Dark City (1998)

Quartile rating: 8/10 · 1 rating

A man struggles with memories of his past, including a wife he cannot remember, in a nightmarish world with no sun and run by beings with telekinetic powers who seek the souls of humans.

The Quartile Take

Dark City is a visually stunning neo-noir sci-fi that earns top marks for its plot — a genuinely inventive, layered mystery involving alien manipulation of human memory and identity — and its cinematography, with Alex Proyas crafting a relentlessly atmospheric, moody visual world of perpetual night and shifting architecture. Its Novelty is high: the film's distinctive retrofuturist aesthetic, metaphysical themes, and singular tone make it utterly one-of-a-kind, predating and arguably surpassing The Matrix in its philosophical ambition.
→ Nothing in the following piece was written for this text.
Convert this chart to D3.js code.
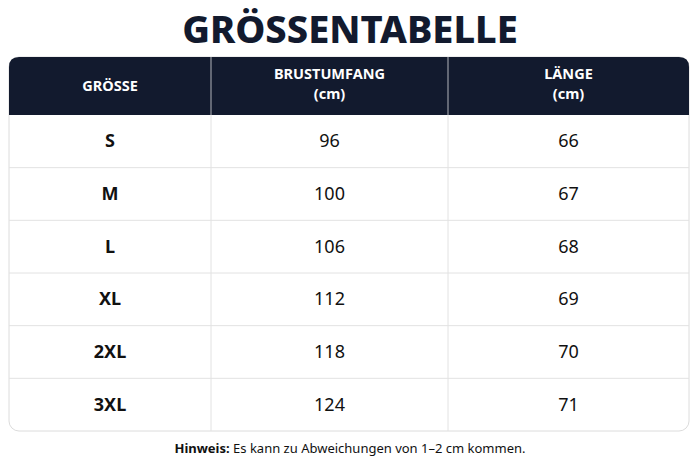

Acting is competent across the board — Rufus Sewell is a credible everyman, Kiefer Sutherland delivers a memorably eccentric turn, and Richard O'Brien is genuinely unsettling — but the ensemble doesn't quite reach the level of exceptional. The Ending, while thematically satisfying, tips slightly into bombastic action-movie territory during its climax, slightly undercutting the cerebral tension the film builds so carefully, preventing it from being as haunting as it could have been.